#### WHAT THE TASK REQUIRES:
Find the word "this" in the data. Return every line where it appears.

※ ※ ※

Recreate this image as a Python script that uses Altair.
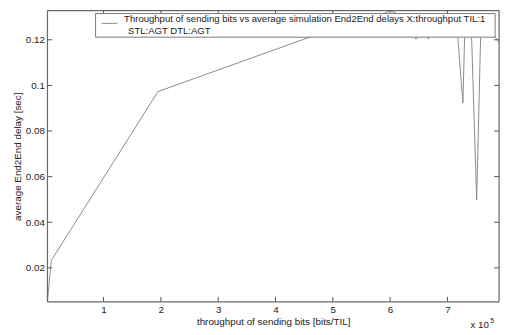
import altair as alt
import pandas as pd

# throughput of sending bits, in units of 1e5 bits/TIL
throughput = [0.02, 0.09, 1.95, 4.57, 5.20, 5.83, 6.00, 6.20, 6.40, 6.45, 6.55, 6.67, 6.72, 6.90,
              7.18, 7.27, 7.30, 7.42, 7.51, 7.58, 7.75, 7.90]
# average End2End delay [sec]
delay = [0.0051, 0.0233, 0.0973, 0.1209, 0.1260, 0.1307, 0.1328, 0.1305, 0.1225, 0.1203, 0.1240,
         0.1203, 0.1235, 0.1245, 0.1215, 0.0922, 0.1215, 0.1225, 0.0497, 0.1225, 0.1240, 0.1190]

x_ticks = [1, 2, 3, 4, 5, 6, 7]
y_ticks = [0.02, 0.04, 0.06, 0.08, 0.10, 0.12]
legend_line1 = "Throughput of sending bits vs average simulation End2End delays X:throughput TIL:1"
legend_line2 = "STL:AGT DTL:AGT"
x_title = "throughput of sending bits [bits/TIL]"
y_title = "average End2End delay [sec]"
x_exp_base = "x 10"
x_exp = "5"

W, H = 459, 296
FONT = "Liberation Sans"
AX = "#555555"
TXT = "#222222"
LINE = "#8a8a8a"
TL = 5

df = pd.DataFrame({"x": throughput, "y": delay})
xdom = [min(throughput), max(throughput)]
ydom = [min(delay), max(delay)]

xs = alt.Scale(domain=xdom, nice=False, zero=False)
ys = alt.Scale(domain=ydom, nice=False, zero=False)

line = alt.Chart(df).mark_line(color=LINE, strokeWidth=1, clip=True).encode(
    x=alt.X("x:Q", scale=xs, axis=alt.Axis(
        values=x_ticks, format="d", tickSize=0, labelPadding=3, domain=False, grid=False,
        labelFont=FONT, labelFontSize=10, labelColor=TXT,
        title=x_title, titleFont=FONT, titleFontSize=10, titleFontWeight="normal",
        titleColor=TXT, titleX=W / 2, titleY=20, titleBaseline="middle")),
    y=alt.Y("y:Q", scale=ys, axis=alt.Axis(
        values=y_ticks, labelExpr="format(datum.value, '.2~f')", tickSize=0, labelPadding=3,
        domain=False, grid=False,
        labelFont=FONT, labelFontSize=10, labelColor=TXT,
        title=y_title, titleFont=FONT, titleFontSize=10, titleFontWeight="normal",
        titleColor=TXT, titleX=-30, titleY=H / 2, titleBaseline="middle")),
)

xt = pd.DataFrame({"x": x_ticks})
yt = pd.DataFrame({"y": y_ticks})

bottom_ticks = alt.Chart(xt).mark_rule(color=AX, strokeWidth=1).encode(
    x=alt.X("x:Q", scale=xs), y=alt.value(H - TL), y2=alt.value(H))
top_ticks = alt.Chart(xt).mark_rule(color=AX, strokeWidth=1).encode(
    x=alt.X("x:Q", scale=xs), y=alt.value(0), y2=alt.value(TL))
left_ticks = alt.Chart(yt).mark_rule(color=AX, strokeWidth=1).encode(
    y=alt.Y("y:Q", scale=ys), x=alt.value(0), x2=alt.value(TL))
right_ticks = alt.Chart(yt).mark_rule(color=AX, strokeWidth=1).encode(
    y=alt.Y("y:Q", scale=ys), x=alt.value(W - TL), x2=alt.value(W))

one = pd.DataFrame({"a": [0]})
frame = alt.Chart(one).mark_rect(fill=None, stroke=AX, strokeWidth=1).encode(
    x=alt.value(0), x2=alt.value(W), y=alt.value(0), y2=alt.value(H))

leg_box = alt.Chart(one).mark_rect(fill="white", stroke="#777777", strokeWidth=1).encode(
    x=alt.value(49), x2=alt.value(455), y=alt.value(3), y2=alt.value(27))
leg_line = alt.Chart(one).mark_rule(color=LINE, strokeWidth=1).encode(
    x=alt.value(55), x2=alt.value(71), y=alt.value(13))
leg_text1 = alt.Chart(pd.DataFrame({"t": [legend_line1]})).mark_text(
    font=FONT, fontSize=9.7, color=TXT, align="left", baseline="middle").encode(
    x=alt.value(78), y=alt.value(9), text="t:N")
leg_text2 = alt.Chart(pd.DataFrame({"t": [legend_line2]})).mark_text(
    font=FONT, fontSize=9.7, color=TXT, align="left", baseline="middle").encode(
    x=alt.value(82), y=alt.value(20.5), text="t:N")

exp_base = alt.Chart(pd.DataFrame({"t": [x_exp_base]})).mark_text(
    font=FONT, fontSize=10, color=TXT, align="left", baseline="middle").encode(
    x=alt.value(W - 29), y=alt.value(H + 24), text="t:N")
exp_sup = alt.Chart(pd.DataFrame({"t": [x_exp]})).mark_text(
    font=FONT, fontSize=7, color=TXT, align="left", baseline="middle").encode(
    x=alt.value(W - 9), y=alt.value(H + 19), text="t:N")

chart = alt.layer(
    line, frame, bottom_ticks, top_ticks, left_ticks, right_ticks,
    leg_box, leg_line, leg_text1, leg_text2, exp_base, exp_sup
).properties(
    width=W, height=H,
    autosize=alt.AutoSizeParams(type="none"),
    padding={"left": 40, "top": 0, "right": 1, "bottom": 28},
).configure_view(stroke=None).configure(background="white")

chart.save("out.html", embed_options={"renderer": "svg", "actions": False})
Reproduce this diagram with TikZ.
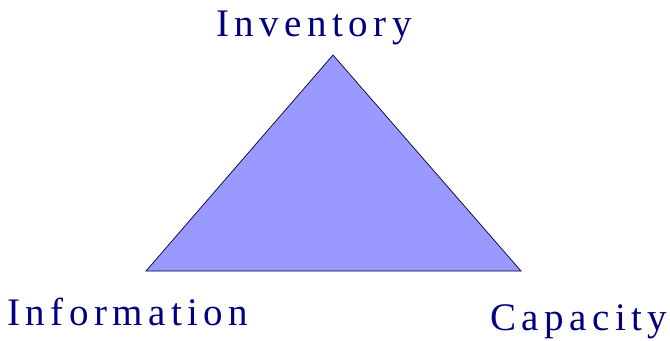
\documentclass[tikz,border=0pt]{standalone}
\usepackage{fontspec}
\setmainfont{Liberation Serif}
\usepackage{tikz}
\usepackage{xcolor}
\definecolor{trifill}{RGB}{153,153,255}
\definecolor{navytext}{RGB}{0,0,128}
\newfontfamily\spacedfont[LetterSpace=14]{Liberation Serif}

\begin{document}
\begin{tikzpicture}[
    label/.style={anchor=base west, inner sep=0pt, text=navytext,
        font=\spacedfont\fontsize{22.2}{26}\selectfont}]
    \useasboundingbox (0,0) rectangle (13.4,6.8);

    % Corners of the triangle
    \coordinate (top) at (6.66,5.7);
    \coordinate (left) at (2.92,1.38);
    \coordinate (right) at (10.42,1.38);
    \draw[fill=trifill, draw=navytext!40!black, thin] (top) -- (left) -- (right) -- cycle;

    % Labels
    \node[label] (inv) at (4.32,6.08) {Inventory};
    \node[label] (info) at (0.14,0.30) {Information};
    \node[label] (cap) at (9.80,0.20) {Capacity};
\end{tikzpicture}
\end{document}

※ ※ ※

#### OUTPUT OF THE TASK:
Recreate this image as a Python script that uses Altair.
Reproduce this diagram with TikZ.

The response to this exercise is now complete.